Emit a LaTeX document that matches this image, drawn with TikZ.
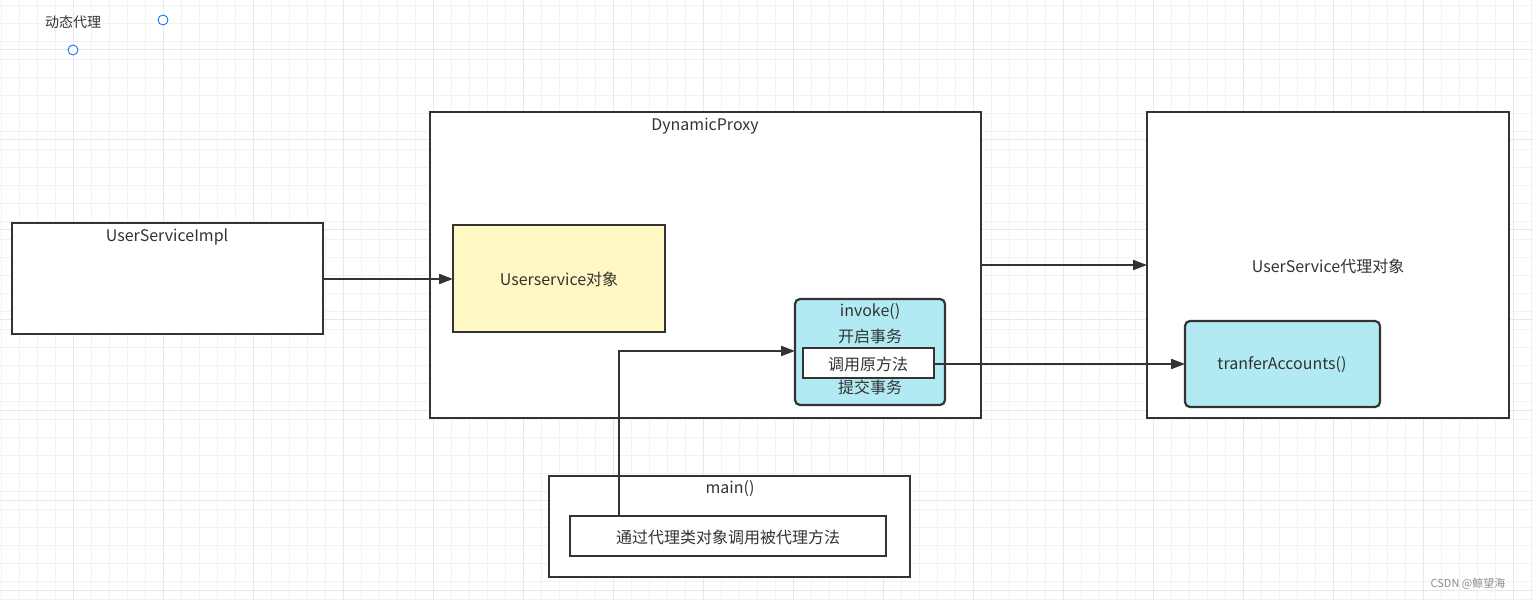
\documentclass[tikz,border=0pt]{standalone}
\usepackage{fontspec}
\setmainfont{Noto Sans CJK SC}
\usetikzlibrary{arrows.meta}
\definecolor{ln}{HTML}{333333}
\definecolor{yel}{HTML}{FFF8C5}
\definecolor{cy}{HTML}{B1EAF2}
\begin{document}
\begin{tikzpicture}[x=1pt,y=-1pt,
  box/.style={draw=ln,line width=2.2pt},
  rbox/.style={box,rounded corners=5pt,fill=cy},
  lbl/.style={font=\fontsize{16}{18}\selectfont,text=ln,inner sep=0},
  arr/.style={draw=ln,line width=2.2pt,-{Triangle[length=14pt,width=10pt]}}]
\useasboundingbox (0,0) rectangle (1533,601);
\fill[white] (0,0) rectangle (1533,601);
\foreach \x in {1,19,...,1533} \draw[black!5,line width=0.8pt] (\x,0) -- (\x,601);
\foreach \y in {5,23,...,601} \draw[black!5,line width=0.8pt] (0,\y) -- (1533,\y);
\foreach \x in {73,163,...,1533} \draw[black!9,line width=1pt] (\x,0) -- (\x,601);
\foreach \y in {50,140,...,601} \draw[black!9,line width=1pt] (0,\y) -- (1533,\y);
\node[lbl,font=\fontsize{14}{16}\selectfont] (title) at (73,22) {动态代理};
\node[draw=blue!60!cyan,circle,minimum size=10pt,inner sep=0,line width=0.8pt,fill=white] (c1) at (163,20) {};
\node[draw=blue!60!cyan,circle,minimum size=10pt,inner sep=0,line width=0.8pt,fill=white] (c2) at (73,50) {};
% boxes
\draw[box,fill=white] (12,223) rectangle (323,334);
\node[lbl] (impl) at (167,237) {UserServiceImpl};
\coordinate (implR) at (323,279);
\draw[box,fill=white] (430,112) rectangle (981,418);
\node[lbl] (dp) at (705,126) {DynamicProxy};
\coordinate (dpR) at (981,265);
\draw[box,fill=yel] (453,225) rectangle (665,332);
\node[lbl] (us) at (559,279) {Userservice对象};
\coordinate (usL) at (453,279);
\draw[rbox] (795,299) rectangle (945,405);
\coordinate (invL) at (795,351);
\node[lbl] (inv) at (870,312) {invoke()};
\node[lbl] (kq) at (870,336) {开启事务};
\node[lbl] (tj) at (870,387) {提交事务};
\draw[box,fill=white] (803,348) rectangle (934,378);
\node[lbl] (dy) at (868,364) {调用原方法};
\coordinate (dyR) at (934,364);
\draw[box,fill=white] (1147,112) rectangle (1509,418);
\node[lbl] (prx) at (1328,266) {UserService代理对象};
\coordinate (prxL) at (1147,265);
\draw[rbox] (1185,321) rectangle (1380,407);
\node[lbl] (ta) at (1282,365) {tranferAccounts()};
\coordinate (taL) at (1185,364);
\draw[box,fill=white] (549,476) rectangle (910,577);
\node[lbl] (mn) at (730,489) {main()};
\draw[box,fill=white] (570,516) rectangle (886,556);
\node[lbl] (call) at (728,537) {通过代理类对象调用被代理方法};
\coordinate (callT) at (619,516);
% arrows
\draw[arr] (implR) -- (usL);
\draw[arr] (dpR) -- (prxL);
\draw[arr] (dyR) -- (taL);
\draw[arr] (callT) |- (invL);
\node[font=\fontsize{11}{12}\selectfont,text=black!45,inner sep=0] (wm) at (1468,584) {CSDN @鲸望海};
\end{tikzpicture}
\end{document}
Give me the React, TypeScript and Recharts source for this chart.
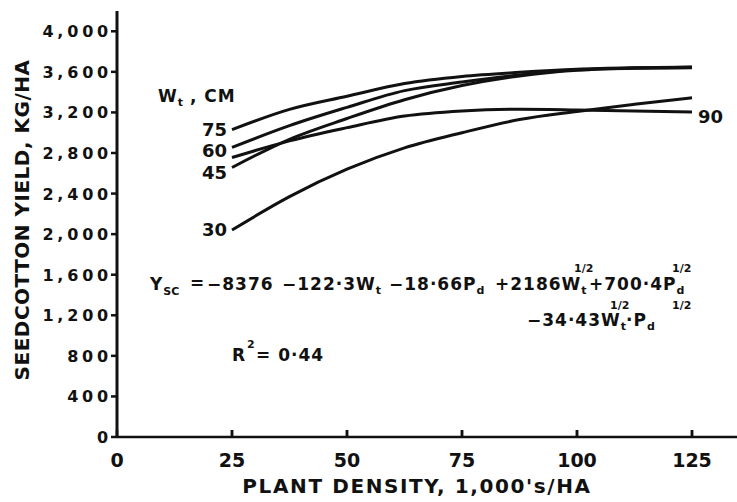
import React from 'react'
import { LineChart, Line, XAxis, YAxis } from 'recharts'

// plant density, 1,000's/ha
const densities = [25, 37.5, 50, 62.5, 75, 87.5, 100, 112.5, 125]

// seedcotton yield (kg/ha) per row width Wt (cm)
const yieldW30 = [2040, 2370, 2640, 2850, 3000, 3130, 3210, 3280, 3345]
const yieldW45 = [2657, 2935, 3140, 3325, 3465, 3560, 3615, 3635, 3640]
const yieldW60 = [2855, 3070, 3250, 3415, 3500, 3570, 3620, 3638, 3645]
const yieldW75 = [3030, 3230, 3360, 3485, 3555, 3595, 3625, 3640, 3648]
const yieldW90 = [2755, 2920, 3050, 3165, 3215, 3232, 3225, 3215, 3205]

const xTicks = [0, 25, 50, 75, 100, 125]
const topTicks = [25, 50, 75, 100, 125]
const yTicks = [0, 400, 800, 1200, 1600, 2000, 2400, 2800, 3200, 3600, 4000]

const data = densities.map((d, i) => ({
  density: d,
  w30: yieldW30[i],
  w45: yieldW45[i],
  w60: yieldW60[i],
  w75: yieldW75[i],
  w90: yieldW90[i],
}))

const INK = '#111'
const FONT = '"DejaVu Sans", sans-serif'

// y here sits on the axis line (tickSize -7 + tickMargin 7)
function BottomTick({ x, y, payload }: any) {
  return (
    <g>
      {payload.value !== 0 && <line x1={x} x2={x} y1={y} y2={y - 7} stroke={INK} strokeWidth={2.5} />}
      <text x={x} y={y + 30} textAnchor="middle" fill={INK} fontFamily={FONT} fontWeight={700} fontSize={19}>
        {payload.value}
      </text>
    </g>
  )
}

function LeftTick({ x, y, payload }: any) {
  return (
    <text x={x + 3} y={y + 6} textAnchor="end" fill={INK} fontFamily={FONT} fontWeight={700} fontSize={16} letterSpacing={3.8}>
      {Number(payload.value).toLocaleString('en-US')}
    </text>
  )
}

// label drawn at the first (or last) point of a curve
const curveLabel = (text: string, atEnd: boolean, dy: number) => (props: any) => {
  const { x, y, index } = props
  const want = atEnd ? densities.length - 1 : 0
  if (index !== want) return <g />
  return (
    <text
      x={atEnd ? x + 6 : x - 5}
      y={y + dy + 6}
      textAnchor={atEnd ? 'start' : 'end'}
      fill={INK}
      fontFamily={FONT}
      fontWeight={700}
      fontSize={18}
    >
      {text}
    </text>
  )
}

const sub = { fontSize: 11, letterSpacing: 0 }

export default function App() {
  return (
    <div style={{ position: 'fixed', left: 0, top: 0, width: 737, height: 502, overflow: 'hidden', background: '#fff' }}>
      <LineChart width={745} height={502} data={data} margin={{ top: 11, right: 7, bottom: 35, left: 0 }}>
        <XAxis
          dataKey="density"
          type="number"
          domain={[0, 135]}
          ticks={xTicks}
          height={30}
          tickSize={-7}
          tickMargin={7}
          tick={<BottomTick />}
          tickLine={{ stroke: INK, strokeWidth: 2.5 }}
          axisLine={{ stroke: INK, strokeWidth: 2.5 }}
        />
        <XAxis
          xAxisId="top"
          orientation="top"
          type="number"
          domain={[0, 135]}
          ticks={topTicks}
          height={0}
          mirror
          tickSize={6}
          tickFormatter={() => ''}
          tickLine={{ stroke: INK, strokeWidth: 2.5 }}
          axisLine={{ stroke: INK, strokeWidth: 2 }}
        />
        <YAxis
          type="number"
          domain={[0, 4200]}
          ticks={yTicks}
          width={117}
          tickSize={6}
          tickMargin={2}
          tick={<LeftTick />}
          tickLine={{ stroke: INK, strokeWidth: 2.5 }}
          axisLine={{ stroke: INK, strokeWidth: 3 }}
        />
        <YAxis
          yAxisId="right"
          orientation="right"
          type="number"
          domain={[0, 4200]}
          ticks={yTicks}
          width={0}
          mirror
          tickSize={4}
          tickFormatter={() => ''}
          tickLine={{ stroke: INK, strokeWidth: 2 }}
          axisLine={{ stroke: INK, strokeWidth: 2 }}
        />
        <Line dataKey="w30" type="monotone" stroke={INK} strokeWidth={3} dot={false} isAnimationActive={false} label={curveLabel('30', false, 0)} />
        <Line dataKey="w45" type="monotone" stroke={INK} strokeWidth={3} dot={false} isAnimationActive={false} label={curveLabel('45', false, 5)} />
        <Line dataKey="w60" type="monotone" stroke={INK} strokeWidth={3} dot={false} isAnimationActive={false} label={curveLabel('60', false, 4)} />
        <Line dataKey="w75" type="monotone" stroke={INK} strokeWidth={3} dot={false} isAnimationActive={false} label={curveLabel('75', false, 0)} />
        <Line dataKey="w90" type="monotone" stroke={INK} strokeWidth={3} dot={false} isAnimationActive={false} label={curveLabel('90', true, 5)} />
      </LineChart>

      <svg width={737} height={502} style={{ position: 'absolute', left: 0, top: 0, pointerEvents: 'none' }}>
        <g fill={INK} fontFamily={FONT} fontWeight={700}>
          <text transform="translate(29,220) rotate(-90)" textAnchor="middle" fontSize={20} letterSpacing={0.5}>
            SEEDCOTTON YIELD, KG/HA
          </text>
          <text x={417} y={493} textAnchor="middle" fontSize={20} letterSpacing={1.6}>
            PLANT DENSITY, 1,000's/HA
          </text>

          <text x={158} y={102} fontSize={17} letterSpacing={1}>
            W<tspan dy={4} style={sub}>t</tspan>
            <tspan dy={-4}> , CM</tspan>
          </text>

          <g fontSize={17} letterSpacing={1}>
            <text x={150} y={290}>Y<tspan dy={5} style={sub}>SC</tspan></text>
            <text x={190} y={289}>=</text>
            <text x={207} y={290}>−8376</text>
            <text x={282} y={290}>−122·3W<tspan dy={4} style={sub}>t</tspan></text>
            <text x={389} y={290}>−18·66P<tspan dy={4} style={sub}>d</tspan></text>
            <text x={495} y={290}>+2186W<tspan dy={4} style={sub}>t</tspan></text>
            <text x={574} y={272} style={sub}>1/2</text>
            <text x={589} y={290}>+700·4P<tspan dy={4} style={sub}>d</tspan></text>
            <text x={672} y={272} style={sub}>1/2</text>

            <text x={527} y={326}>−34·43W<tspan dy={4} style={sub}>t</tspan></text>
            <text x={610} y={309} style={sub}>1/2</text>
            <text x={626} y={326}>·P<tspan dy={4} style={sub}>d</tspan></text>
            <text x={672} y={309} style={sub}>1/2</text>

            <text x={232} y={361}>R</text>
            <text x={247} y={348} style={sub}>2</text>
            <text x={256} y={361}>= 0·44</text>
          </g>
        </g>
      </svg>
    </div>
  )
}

__________

Directions | Go through the listing above and return every line where the word "React" occurs.

Result |
Give me the React, TypeScript and Recharts source for this chart.
import React from 'react'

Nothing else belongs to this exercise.